Techniques used by chiropractors to treat thoracic spine pain (pain of the upper and middle back) are no better than sham therapy, an Australian study shows.

A research team from the discipline of chiropractic at Murdoch University’s School of Health investigated spinal manipulative therapy and the Graston technique to determine their effectiveness in relieving pain and disability in spine pain compared with sham treatment.

The Graston technique uses a hand-held instrument to detect and break down scar tissue and fascial restrictions to boost mobilisation.

The study included 143 adults with ongoing non-specific thoracic spine pain who were randomly allocated to receive either spinal manipulative therapy, the Graston technique or sham treatment, which involved non-functional ultrasound.

Each participant received up to 10 supervised treatment sessions at the university’s chiropractic student clinic in Perth over a 4-week period.
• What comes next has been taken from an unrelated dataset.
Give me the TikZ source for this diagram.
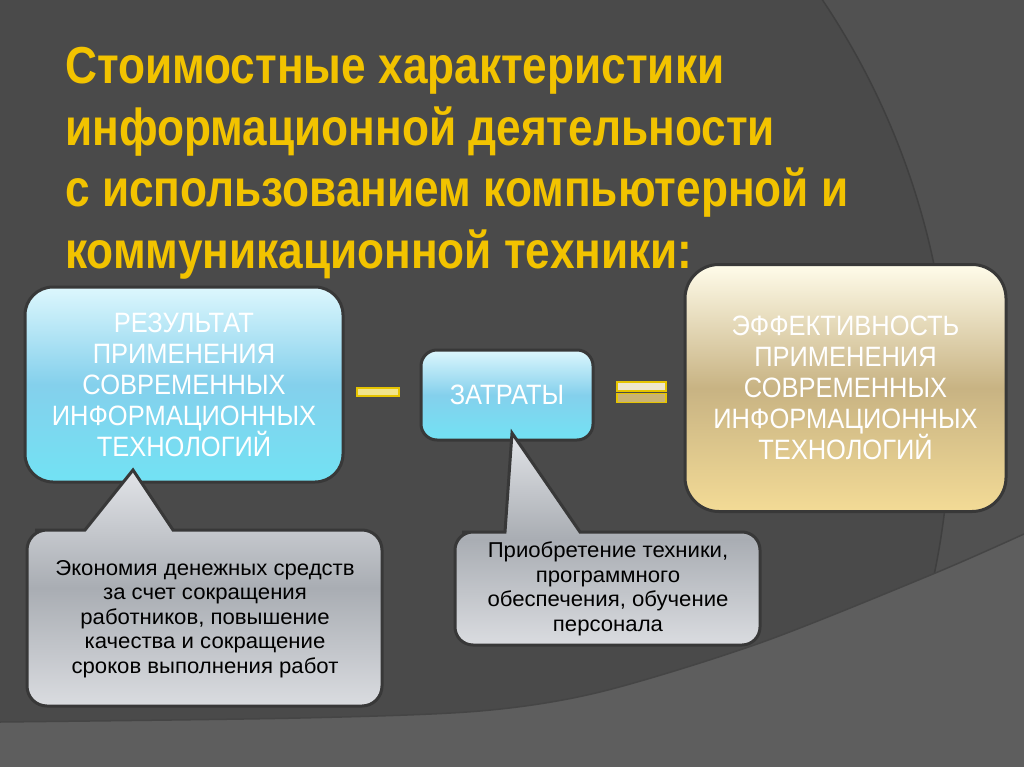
\documentclass[tikz,border=0pt]{standalone}
\usepackage{fontspec}
\setmainfont{Liberation Sans}
\newfontfamily\titlefont{Liberation Sans Bold}[FakeStretch=0.85]
\newfontfamily\boxfont{Liberation Sans}[FakeStretch=0.91]
\newfontfamily\notefont{Liberation Sans}[FakeStretch=1.03]
\usepackage{tikz}
\definecolor{bgdark}{HTML}{4A4A4A}
\definecolor{bgmid}{HTML}{515151}
\definecolor{bglow}{HTML}{5E5E5E}
\definecolor{arcline}{HTML}{3F3F3F}
\definecolor{rim}{HTML}{383838}
\definecolor{titleyellow}{HTML}{F2C300}
\definecolor{bluetop}{HTML}{DDF7FD}
\definecolor{bluemid}{HTML}{84D0EC}
\definecolor{bluebot}{HTML}{72E2F4}
\definecolor{goldtop}{HTML}{FFFCEA}
\definecolor{goldmid}{HTML}{C8B383}
\definecolor{goldbot}{HTML}{F3DB96}
\definecolor{greytop}{HTML}{E2E4E8}
\definecolor{greymid}{HTML}{A9ADB3}
\definecolor{greybot}{HTML}{DADCE0}
\definecolor{barfill}{HTML}{F1E48C}
\definecolor{barline}{HTML}{E6C400}
\definecolor{eqlight}{HTML}{EFE6CC}
\definecolor{eqdark}{HTML}{C9B272}

\begin{document}
\begin{tikzpicture}[x=1pt,y=-1pt,
		bluebox/.style={draw=rim,line width=3pt,top color=bluetop,bottom color=bluebot,middle color=bluemid,
			text=white,font=\boxfont\fontsize{28}{31}\selectfont,align=center,inner sep=0pt},
		goldbox/.style={draw=rim,line width=3pt,top color=goldtop,bottom color=goldbot,middle color=goldmid,
			text=white,font=\boxfont\fontsize{28}{31}\selectfont,align=center,inner sep=0pt},
		note/.style={draw=rim,line width=3pt,top color=greytop,bottom color=greybot,middle color=greymid},
		notetext/.style={text=black,font=\notefont\fontsize{21.5}{24.5}\selectfont,align=center,inner sep=0pt},
		bar/.style={draw=barline,line width=1.2pt,inner sep=0pt}]
				\useasboundingbox (0,0) rectangle (1024,767);
				% background
				\fill[bgdark] (0,0) rectangle (1024,767);
				\begin{scope}
					\clip (0,0) rectangle (1024,767);
					\fill[bgmid,even odd rule] (0,0) rectangle (1024,767) (195,420) circle (755);
					\draw[arcline,line width=1.5pt] (195,420) circle (755);
					\fill[bglow] plot[smooth] coordinates {(0,722) (300,718) (480,711) (600,692) (760,643) (933,574) (1024,534)}
						-- (1024,767) -- (0,767) -- cycle;
					\draw[arcline!80!bglow,line width=1.5pt] plot[smooth] coordinates {(0,722) (300,718) (480,711) (600,692) (760,643) (933,574) (1024,534)};
				\end{scope}
				% title
				\node[anchor=north west,inner sep=0pt,align=left,text=titleyellow,font=\titlefont\fontsize{52}{61.7}\selectfont] (title) at (65,47)
					{Стоимостные характеристики\\информационной деятельности\\с использованием компьютерной и\\коммуникационной техники:};
				% boxes
				\node[bluebox,rounded corners=28pt,minimum width=318,minimum height=195] (result) at (184,384.5)
					{РЕЗУЛЬТАТ\\ПРИМЕНЕНИЯ\\СОВРЕМЕННЫХ\\ИНФОРМАЦИОННЫХ\\ТЕХНОЛОГИЙ};
				\node[bluebox,rounded corners=16pt,minimum width=172,minimum height=90] (costs) at (507,395)
					{ЗАТРАТЫ};
				\node[goldbox,rounded corners=34pt,minimum width=321,minimum height=247] (effect) at (845.5,388)
					{ЭФФЕКТИВНОСТЬ\\ПРИМЕНЕНИЯ\\СОВРЕМЕННЫХ\\ИНФОРМАЦИОННЫХ\\ТЕХНОЛОГИЙ};
				\node[bar,fill=barfill,minimum width=42,minimum height=8] (minus) at (378,392) {};
				\node[bar,fill=eqlight,minimum width=49,minimum height=9] (eqtop) at (641.5,386.5) {};
				\node[bar,fill=eqdark,minimum width=49,minimum height=9] (eqbot) at (641.5,398) {};
				% callouts
				\draw[note] (55,530) -- (85,530) -- (133,470) -- (173,530) -- (200,530) [rounded corners=20pt]
					-- (382,530) -- (382,706) -- (27,706) -- (27,530) -- cycle;
				\draw[note] (480,532) -- (505,532) -- (512,433) -- (580,532) -- (600,532) [rounded corners=18pt]
					-- (760,532) -- (760,645) -- (455,645) -- (455,532) -- cycle;
				\node[notetext] (saving) at (205,619)
					{Экономия денежных средств\\за счет сокращения\\работников, повышение\\качества и сокращение\\сроков выполнения работ};
				\node[notetext] (purchase) at (608,589)
					{Приобретение техники,\\программного\\обеспечения, обучение\\персонала};
			\end{tikzpicture}
\end{document}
The study found that there was no differences in the treatment groups for pain or disability at any point in time following the start of treatment, from one week to 12 months.

However, there were improvements in pain and disability over time in all 3 groups.

“These results constitute the first from a fully powered randomised controlled trial, comparing [spinal manipulative therapy], Graston technique and a placebo.

“It indicates that there is no difference in outcome at any point in time for pain and disability … however, all groups improved with time,” the authors concluded.